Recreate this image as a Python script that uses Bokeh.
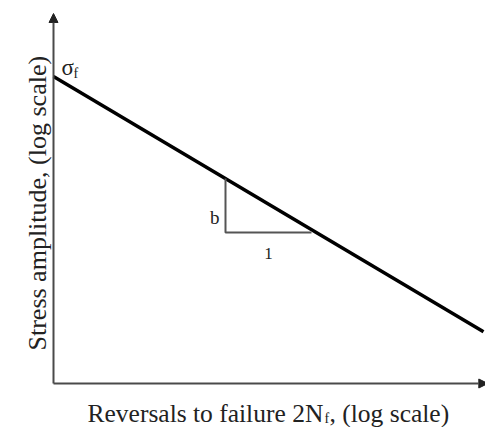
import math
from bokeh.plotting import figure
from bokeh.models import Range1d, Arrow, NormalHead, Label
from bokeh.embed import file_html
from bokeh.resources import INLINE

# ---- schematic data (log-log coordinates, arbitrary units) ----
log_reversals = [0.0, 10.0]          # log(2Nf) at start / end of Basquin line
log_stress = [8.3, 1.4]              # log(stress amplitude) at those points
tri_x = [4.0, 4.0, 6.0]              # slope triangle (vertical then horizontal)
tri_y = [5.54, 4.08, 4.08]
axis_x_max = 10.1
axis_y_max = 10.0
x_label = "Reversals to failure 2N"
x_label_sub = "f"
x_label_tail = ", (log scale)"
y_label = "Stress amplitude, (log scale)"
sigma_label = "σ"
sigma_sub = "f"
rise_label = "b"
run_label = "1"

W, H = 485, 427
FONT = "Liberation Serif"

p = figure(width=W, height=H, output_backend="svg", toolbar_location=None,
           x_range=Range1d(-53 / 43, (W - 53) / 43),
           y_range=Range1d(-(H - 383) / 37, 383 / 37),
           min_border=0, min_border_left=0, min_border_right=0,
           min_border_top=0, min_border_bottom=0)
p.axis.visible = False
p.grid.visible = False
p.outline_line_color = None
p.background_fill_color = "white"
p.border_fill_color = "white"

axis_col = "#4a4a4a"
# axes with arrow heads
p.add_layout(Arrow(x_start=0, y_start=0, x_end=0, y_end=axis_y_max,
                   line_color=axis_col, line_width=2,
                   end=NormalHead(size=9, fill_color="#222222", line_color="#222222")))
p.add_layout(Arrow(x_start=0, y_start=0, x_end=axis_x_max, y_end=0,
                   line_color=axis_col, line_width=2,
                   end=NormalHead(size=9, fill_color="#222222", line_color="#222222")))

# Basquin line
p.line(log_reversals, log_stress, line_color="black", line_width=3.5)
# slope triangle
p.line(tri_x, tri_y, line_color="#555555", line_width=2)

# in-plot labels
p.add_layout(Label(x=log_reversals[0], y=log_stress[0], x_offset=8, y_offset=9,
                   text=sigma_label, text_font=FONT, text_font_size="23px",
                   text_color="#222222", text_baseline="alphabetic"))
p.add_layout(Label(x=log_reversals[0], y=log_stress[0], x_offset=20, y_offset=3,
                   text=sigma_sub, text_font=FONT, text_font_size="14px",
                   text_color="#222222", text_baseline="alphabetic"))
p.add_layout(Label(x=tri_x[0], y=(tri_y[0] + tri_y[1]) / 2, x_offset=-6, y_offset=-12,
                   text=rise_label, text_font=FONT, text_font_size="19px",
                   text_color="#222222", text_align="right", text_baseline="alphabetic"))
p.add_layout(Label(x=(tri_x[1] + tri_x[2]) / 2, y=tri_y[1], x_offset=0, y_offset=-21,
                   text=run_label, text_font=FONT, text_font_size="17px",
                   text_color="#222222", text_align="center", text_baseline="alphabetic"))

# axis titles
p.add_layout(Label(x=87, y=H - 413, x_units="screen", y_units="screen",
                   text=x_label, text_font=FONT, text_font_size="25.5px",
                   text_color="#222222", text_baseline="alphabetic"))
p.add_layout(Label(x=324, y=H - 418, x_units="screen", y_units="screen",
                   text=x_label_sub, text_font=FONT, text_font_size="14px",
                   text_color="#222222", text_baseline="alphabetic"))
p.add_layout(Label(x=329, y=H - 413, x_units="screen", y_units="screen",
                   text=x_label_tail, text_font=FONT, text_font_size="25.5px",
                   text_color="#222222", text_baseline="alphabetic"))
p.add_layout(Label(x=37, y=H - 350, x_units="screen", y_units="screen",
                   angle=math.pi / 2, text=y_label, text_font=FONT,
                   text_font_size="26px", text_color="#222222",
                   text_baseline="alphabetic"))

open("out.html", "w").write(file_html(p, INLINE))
☆ ☆ ☆ ☆
Task directions
Copy out each line exactly, without the pictures.

Response
Recreate this image as a Python script that uses Bokeh.
import math
from bokeh.plotting import figure
from bokeh.models import Range1d, Arrow, NormalHead, Label
from bokeh.embed import file_html
from bokeh.resources import INLINE

# ---- schematic data (log-log coordinates, arbitrary units) ----
log_reversals = [0.0, 10.0]          # log(2Nf) at start / end of Basquin line
log_stress = [8.3, 1.4]              # log(stress amplitude) at those points
tri_x = [4.0, 4.0, 6.0]              # slope triangle (vertical then horizontal)
tri_y = [5.54, 4.08, 4.08]
axis_x_max = 10.1
axis_y_max = 10.0
x_label = "Reversals to failure 2N"
x_label_sub = "f"
x_label_tail = ", (log scale)"
y_label = "Stress amplitude, (log scale)"
sigma_label = "σ"
sigma_sub = "f"
rise_label = "b"
run_label = "1"

W, H = 485, 427
FONT = "Liberation Serif"

p = figure(width=W, height=H, output_backend="svg", toolbar_location=None,
           x_range=Range1d(-53 / 43, (W - 53) / 43),
           y_range=Range1d(-(H - 383) / 37, 383 / 37),
           min_border=0, min_border_left=0, min_border_right=0,
           min_border_top=0, min_border_bottom=0)
p.axis.visible = False
p.grid.visible = False
p.outline_line_color = None
p.background_fill_color = "white"
p.border_fill_color = "white"

axis_col = "#4a4a4a"
# axes with arrow heads
p.add_layout(Arrow(x_start=0, y_start=0, x_end=0, y_end=axis_y_max,
                   line_color=axis_col, line_width=2,
                   end=NormalHead(size=9, fill_color="#222222", line_color="#222222")))
p.add_layout(Arrow(x_start=0, y_start=0, x_end=axis_x_max, y_end=0,
                   line_color=axis_col, line_width=2,
                   end=NormalHead(size=9, fill_color="#222222", line_color="#222222")))

# Basquin line
p.line(log_reversals, log_stress, line_color="black", line_width=3.5)
# slope triangle
p.line(tri_x, tri_y, line_color="#555555", line_width=2)

# in-plot labels
p.add_layout(Label(x=log_reversals[0], y=log_stress[0], x_offset=8, y_offset=9,
                   text=sigma_label, text_font=FONT, text_font_size="23px",
                   text_color="#222222", text_baseline="alphabetic"))
p.add_layout(Label(x=log_reversals[0], y=log_stress[0], x_offset=20, y_offset=3,
                   text=sigma_sub, text_font=FONT, text_font_size="14px",
                   text_color="#222222", text_baseline="alphabetic"))
p.add_layout(Label(x=tri_x[0], y=(tri_y[0] + tri_y[1]) / 2, x_offset=-6, y_offset=-12,
                   text=rise_label, text_font=FONT, text_font_size="19px",
                   text_color="#222222", text_align="right", text_baseline="alphabetic"))
p.add_layout(Label(x=(tri_x[1] + tri_x[2]) / 2, y=tri_y[1], x_offset=0, y_offset=-21,
                   text=run_label, text_font=FONT, text_font_size="17px",
                   text_color="#222222", text_align="center", text_baseline="alphabetic"))

# axis titles
p.add_layout(Label(x=87, y=H - 413, x_units="screen", y_units="screen",
                   text=x_label, text_font=FONT, text_font_size="25.5px",
                   text_color="#222222", text_baseline="alphabetic"))
p.add_layout(Label(x=324, y=H - 418, x_units="screen", y_units="screen",
                   text=x_label_sub, text_font=FONT, text_font_size="14px",
                   text_color="#222222", text_baseline="alphabetic"))
p.add_layout(Label(x=329, y=H - 413, x_units="screen", y_units="screen",
                   text=x_label_tail, text_font=FONT, text_font_size="25.5px",
                   text_color="#222222", text_baseline="alphabetic"))
p.add_layout(Label(x=37, y=H - 350, x_units="screen", y_units="screen",
                   angle=math.pi / 2, text=y_label, text_font=FONT,
                   text_font_size="26px", text_color="#222222",
                   text_baseline="alphabetic"))

open("out.html", "w").write(file_html(p, INLINE))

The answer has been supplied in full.